The recovery of bodies washed ashore in Sri Lanka has triggered protests in Tamil Nadu as they are believed to be of the four fishermen reported missing from the state.

 

Background

The latest incident has once again brought to fore the long-standing conflict between Indian fishermen and the Sri Lankan navy. 

 

Details

  • The reasons behind the conflict are mainly proliferation of trawlers in Tamil Nadu coast and plummeting resources in Gulf of Mannar in the Indian ocean.

  • Fishermen from Rameswaram and nearby coasts continue to sail towards Talaimannar and Katchatheevu coasts, a region famous for rich maritime resources in Sri Lanka.

  • Plenty of catch in this oceanic region had triggered a proliferation of fishing trawlers in Tamil Nadu coast in the past three decades.

  • There were many favourable reasons too for Indian fishermen as their access to Sri Lankan waters was easier at the time of Sri Lankan civil war.

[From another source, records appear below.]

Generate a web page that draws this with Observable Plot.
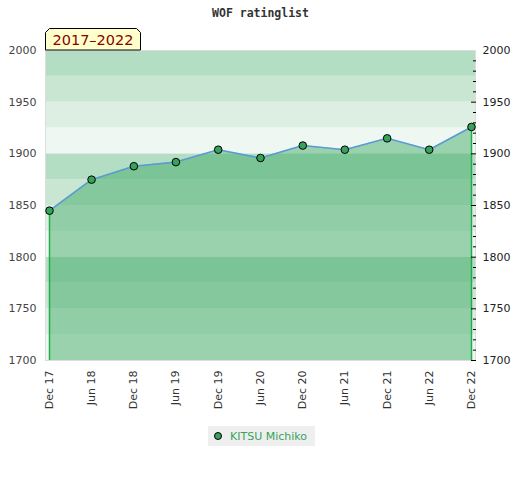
<!DOCTYPE html>
<html>
<head>
<meta charset="utf-8">
<script src="https://cdn.jsdelivr.net/npm/d3@7"></script>
<script src="https://cdn.jsdelivr.net/npm/@observablehq/plot@0.6"></script>
<style>
  body { margin: 0; background: #fff; }
  #wrap { width: 520px; position: relative; }
  #title { height: 24px; text-align: center; font: bold 11.5px "DejaVu Sans Mono", monospace; color: #333; line-height: 26px; padding-left: 1px; }
  #legend { display: flex; justify-content: center; margin-top: 6px; padding-left: 3px; }
  #legend .box { background: #efefef; height: 20px; display: flex; align-items: center; padding: 0 8px 0 6px; font: 11px "DejaVu Sans", sans-serif; color: #36a35b; }
  #legend .dot { width: 6px; height: 6px; border-radius: 50%; background: #36a35b; border: 1px solid #000; margin-right: 8px; }
</style>
</head>
<body>
<div id="wrap">
  <div id="title">WOF ratinglist</div>
  <div id="chart"></div>
  <div id="legend"><div class="box"><span class="dot"></span>KITSU Michiko</div></div>
</div>
<script>
const title = "WOF ratinglist";
const period = "2017–2022";
const player = "KITSU Michiko";
const dates = ["2017-12-01","2018-06-01","2018-12-01","2019-06-01","2019-12-01","2020-06-01","2020-12-01","2021-06-01","2021-12-01","2022-06-01","2022-12-01"];
const ratings = [1845, 1875, 1888, 1892, 1904, 1896, 1908, 1904, 1915, 1904, 1926];
const yLabels = [1700, 1750, 1800, 1850, 1900, 1950, 2000];
const yMinor = [1710,1720,1730,1740,1760,1770,1780,1790,1810,1820,1830,1840,1860,1870,1880,1890,1910,1920,1930,1940,1960,1970,1980,1990];
const bandStarts = [1700,1725,1750,1775,1800,1825,1850,1875,1900,1925,1950,1975];
const bandColors = ["#eef7f1","#dcefe2","#c9e6d3","#b3dec3","#eef7f1","#dcefe2","#c9e6d3","#b3dec3","#eef7f1","#dcefe2","#c9e6d3","#b3dec3"];

const data = dates.map((d, i) => ({date: new Date(d), rating: ratings[i]}));
const bands = bandStarts.map((b, i) => ({y1: b, y2: b + 25, fill: bandColors[i]}));
const ends = [data[0], data[data.length - 1]];
const fmt = d3.utcFormat("%b %y");

const chart = Plot.plot({
  width: 520,
  height: 396,
  marginTop: 26,
  marginBottom: 60,
  marginLeft: 45,
  marginRight: 45,
  style: {fontFamily: "DejaVu Sans, sans-serif", fontSize: "11px", color: "#333", background: "transparent"},
  x: {type: "utc", domain: [data[0].date, data[data.length - 1].date], insetLeft: 4, insetRight: 4},
  y: {domain: [1700, 2000]},
  marks: [
    Plot.rect(bands, {y1: "y1", y2: "y2", fill: "fill"}),
    Plot.frame({stroke: "#dddddd"}),
    Plot.areaY(data, {x: "date", y1: 1700, y2: "rating", fill: "#35a45e", fillOpacity: 0.45}),
    Plot.ruleX(ends, {x: "date", y1: () => 1700, y2: "rating", stroke: "#1fae4a", strokeWidth: 1.5}),
    Plot.line(data, {x: "date", y: "rating", stroke: "#5b9bd5", strokeWidth: 1.6}),
    Plot.dot(data, {x: "date", y: "rating", r: 3.8, fill: "#36a35b", stroke: "#000", strokeWidth: 1}),
    Plot.axisX(data.map(d => d.date), {tickRotate: -90, tickSize: 0, tickPadding: 10, tickFormat: fmt, fontSize: 11, fill: "#333", label: null}),
    Plot.axisY(yLabels, {anchor: "left", tickSize: 0, tickPadding: 9, tickFormat: d => String(d), fontSize: 11, fill: "#444", label: null}),
    Plot.axisY(yLabels, {anchor: "right", tickSize: 0, tickPadding: 7, tickFormat: d => String(d), fontSize: 11, fill: "#222", label: null}),
    Plot.axisY(yMinor, {anchor: "right", tickSize: 3, dx: -3, text: null, label: null, stroke: "#000"}),
    Plot.axisY(yLabels.filter(v => v < 2000), {anchor: "right", tickSize: 5, dx: -5, text: null, label: null, stroke: "#000"})
  ]
});
document.getElementById("chart").appendChild(chart);

// period badge on top-left of the plot frame
const svg = d3.select(chart);
const g = svg.append("g");
const L = 45.5, R = 140.5, T = 4.5, B = 26, c = 4;
g.append("polygon")
  .attr("points", [[L, B], [L, T + c], [L + c, T], [R - c, T], [R, T + c], [R, B]].map(p => p.join(",")).join(" "))
  .attr("fill", "#ffffcc").attr("stroke", "#000").attr("stroke-width", 1);
g.append("text").attr("x", (L + R) / 2).attr("y", 21).attr("text-anchor", "middle")
  .attr("fill", "#8b0000").style("font", "14.5px 'DejaVu Sans', sans-serif").text(period);
</script>
</body>
</html>
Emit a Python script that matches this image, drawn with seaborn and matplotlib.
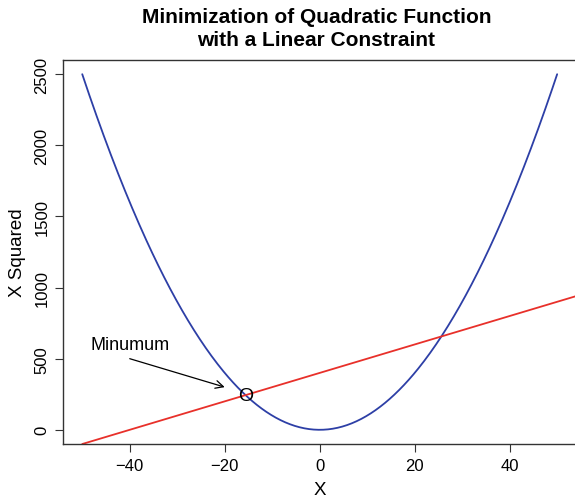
import numpy as np
import pandas as pd
import matplotlib
matplotlib.use("Agg")
import matplotlib.pyplot as plt
import seaborn as sns

# Quadratic objective f(x) = x^2 over the plotted domain
x_domain = [-50, 50]
# Linear constraint g(x) = intercept + slope * x
constraint_intercept = 400
constraint_slope = 10
constraint_x = [-50, 60]
# Annotation
label_text = "Minumum"
label_pos = [-40, 600]
arrow_tail = [-40, 500]
arrow_head = [-20, 300]
x_ticks = [-40, -20, 0, 20, 40]
y_ticks = [0, 500, 1000, 1500, 2000, 2500]

sns.set_style("white")
plt.rcParams["font.family"] = ["Liberation Sans", "DejaVu Sans"]
plt.rcParams["text.color"] = "black"
plt.rcParams["axes.labelcolor"] = "black"
plt.rcParams["xtick.color"] = "black"
plt.rcParams["ytick.color"] = "black"

xs = np.linspace(x_domain[0], x_domain[1], 401)
quad = pd.DataFrame({"x": xs, "y": xs ** 2})
cx = np.array(constraint_x, dtype=float)
lin = pd.DataFrame({"x": cx, "y": constraint_intercept + constraint_slope * cx})

# constrained minimum: where the parabola meets the line (smaller root)
a, b, c = 1.0, -constraint_slope, -constraint_intercept
x_star = (-b - np.sqrt(b * b - 4 * a * c)) / (2 * a)
y_star = x_star ** 2

fig = plt.figure(figsize=(5.75, 5.02), dpi=100)
ax = fig.add_axes([0.110, 0.1135, 0.892, 0.765])

sns.lineplot(data=quad, x="x", y="y", ax=ax, color="#2d3fa6", lw=1.3, sort=False)
sns.lineplot(data=lin, x="x", y="y", ax=ax, color="#e8302a", lw=1.3, sort=False)

ax.text(x_star, y_star, "O", ha="center", va="center", fontsize=14, color="black")
ax.annotate("", xy=arrow_head, xytext=arrow_tail,
            arrowprops=dict(arrowstyle="->", color="black", lw=0.9,
                            mutation_scale=14, shrinkA=0, shrinkB=0))
ax.text(label_pos[0], label_pos[1], label_text, ha="center", va="center", fontsize=13)

ax.set_xlim(-54, 54)
ax.set_ylim(-100, 2600)
ax.set_xticks(x_ticks)
ax.set_yticks(y_ticks)
ax.set_xticklabels([str(t).replace("-", "\u2212") for t in x_ticks])
ax.set_yticklabels([str(t) for t in y_ticks], rotation=90, va="center")
ax.tick_params(axis="both", direction="out", length=6, width=0.8, color="#333333",
               labelsize=12, pad=4, left=True, bottom=True)
ax.set_xlabel("X", fontsize=13.5, labelpad=6)
ax.set_ylabel("X Squared", fontsize=13.5, labelpad=6)
for s in ax.spines.values():
    s.set_color("#333333")
    s.set_linewidth(1.0)
    s.set_visible(True)

fig.text(0.550, 0.985, "Minimization of Quadratic Function\nwith a Linear Constraint",
         ha="center", va="top", fontsize=15, fontweight="bold", linespacing=1.3)

fig.savefig("out.png", dpi=100)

  • Indian trawlers continued to routinely enter Lankan waters for fishing. There were very few incidents of arrests of Indian fishermen in the nearly 30 years of war.

  • Absence of poor Tamil fishermen of Sri Lanka due to the war also favoured fishing by Indian trawlers.

  • After the end of civil war, arrests and attacks increased on Indian fishermen as they continued entering Lankan waters because of depletion of marine resources on the Indian side.

Katchatheevu Island

  • In 1974, the island was ceded to Sri Lanka after an agreement was signed by Indira Gandhi between the two countries without consulting the Tamil Nadu government.

  • The agreement allows Indian fishermen access to Katchatheevu for rest, for drying of nests and for the annual St Anthony’s festival but it did not ensure the traditional fishing rights.

Trawlers boat

  • Trawlers are mechanised boats with highly exploitative fishing nets unlike most of the poor fishermen in Sri Lankan coast who use traditional fishing methods.

  • Costly trawlers often return with huge losses due to plummeting resources and restrictions on Sri Lankan waters. While each trip costs about Rs 40,000 per boat, profit varies depending on the catch.

  • Maritime resources have disappeared hugely over the years due to highly exploitative fishing methods of trawlers.